Myanmar ceasefire deal is just the first step

Leaders of eight armed groups yesterday signed a Nationwide Ceasefire Accord (NCA) with the Myanmar government that could end decades of sporadic, debilitating civil wars in a country making a fragile transition to democracy.

The groups already have bilateral ceasefires with the government, but the NCA is much broader and lays down a timeline for a political dialogue in the months ahead.

Though China and the United Nations had been the only formal observers to the three years of negotiations, representatives of special envoy or ambassador status from India, Japan, Thailand and the European Union joined them to sign the NCA as "international witnesses".

Sources said there was some diplomatic jostling as, underlining Myanmar's geostrategic significance, China tried to keep Japan and the EU - both heavily invested in the peace process - out of the "international witnesses" group. President Thein Sein, vice-presidents Sai Mauk Kham and U Nyan Tun, armed forces chief Min Aung Hlaing and his deputy, army chief Soe Win, and Speakers of the two Houses of Parliament signed on behalf of the government.

The groups that signed, including one of the biggest - the Karen National Union - have been removed from the government's list of "unlawful associations".

But with powerful groups like the Kachin Independence Organisation and the United Wa State Army staying out, critics see the NCA as half-baked. Only eight out of the 16 groups that had agreed to the draft in March eventually signed.

Some had been suspicious the NCA was a plot to split them; they had argued the government should sign with all or none, but the government did not negotiate with some groups including the Kokang, with which it is at war. Even now, despite efforts to build trust, distrust runs deep. There are ongoing clashes between one of the holdout groups, the Shan State Army, and Myanmar's army.
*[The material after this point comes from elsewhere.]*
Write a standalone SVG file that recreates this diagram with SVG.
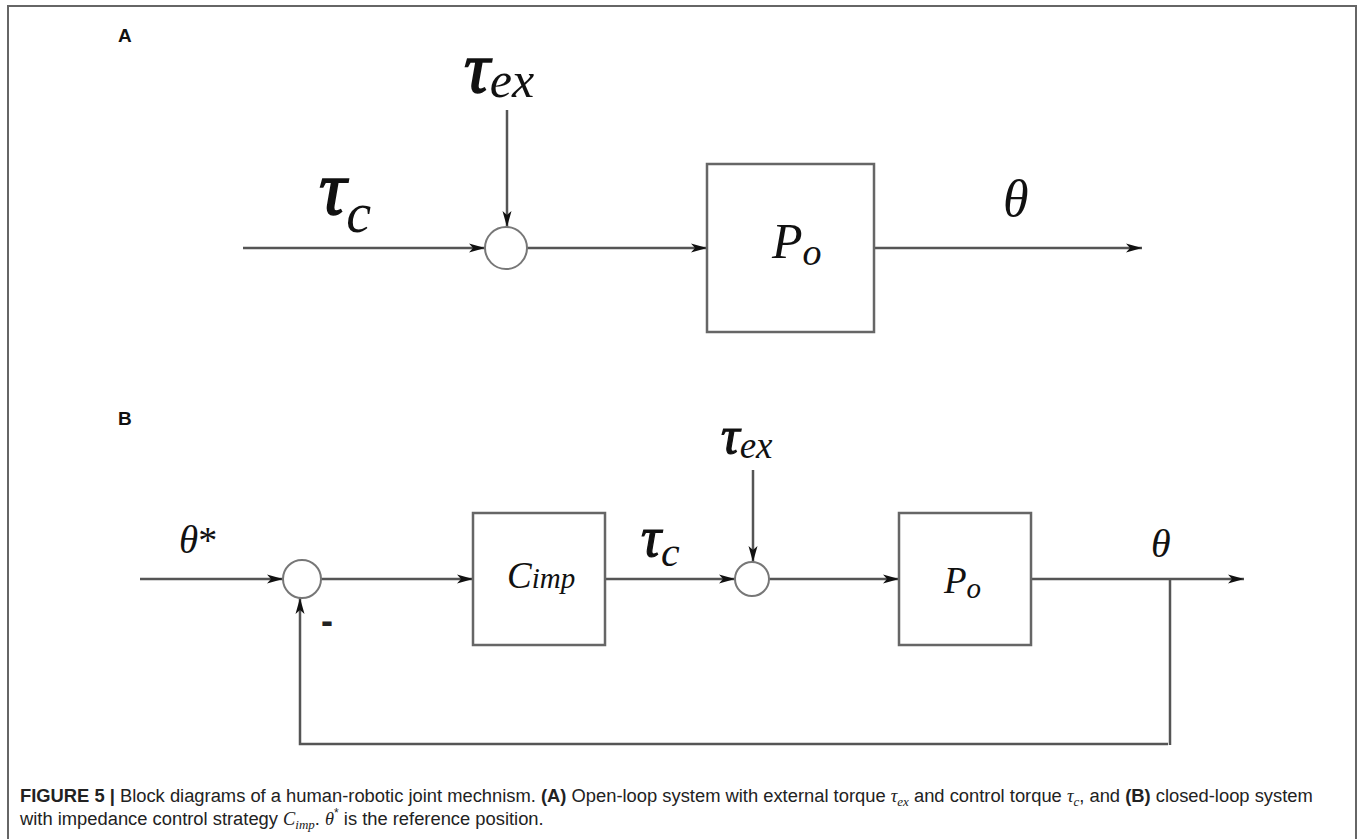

The accord's success depends on tangible results. The NCA commits all sides to notify their ranks within one week of the articles in the agreement. A Joint Monitoring Committee has to be set up in 40 days, followed by a framework for political dialogue within 60 days. Both will be complex and prickly and further complicated by a Nov 8 General Election and a new government early next year.

Still, there are huge expectations, and the ball is in the court of the government and the army to meet them, Yangon-based independent analyst Richard Horsey said.

As the government's chief negotiator, Cabinet minister Aung Min wrote in a commentary on the eve of the signing: "The NCA is the first small step towards bringing our fractured society of many different ethnicities and religions into a dialogue to shape the future of our country on equal terms."

On the significance of the NCA, Dr Horsey said on the phone from Naypyitaw that it shows how far the discussion on building a new consensus around the future of the country had come.

In an e-mail to The Straits Times, Professor David Steinberg from Georgetown University in Washington, DC, wrote that the NCA was "a balanced document and covers the concerns" but noted it was the first step on a "tortuous" road ahead.

At the ceremony in the Myanmar International Convention Centre in Naypyitaw, the symbolism was strong. Among the over 1,000 invitees were old enemies - former political prisoners, army generals and elderly ethnic leaders - noted historian Thant Myint U.

"Nobody should underestimate that," he said. "Everyone appreciates that it has been an uphill climb. Some of these people have been fighting (one another) for their entire lives."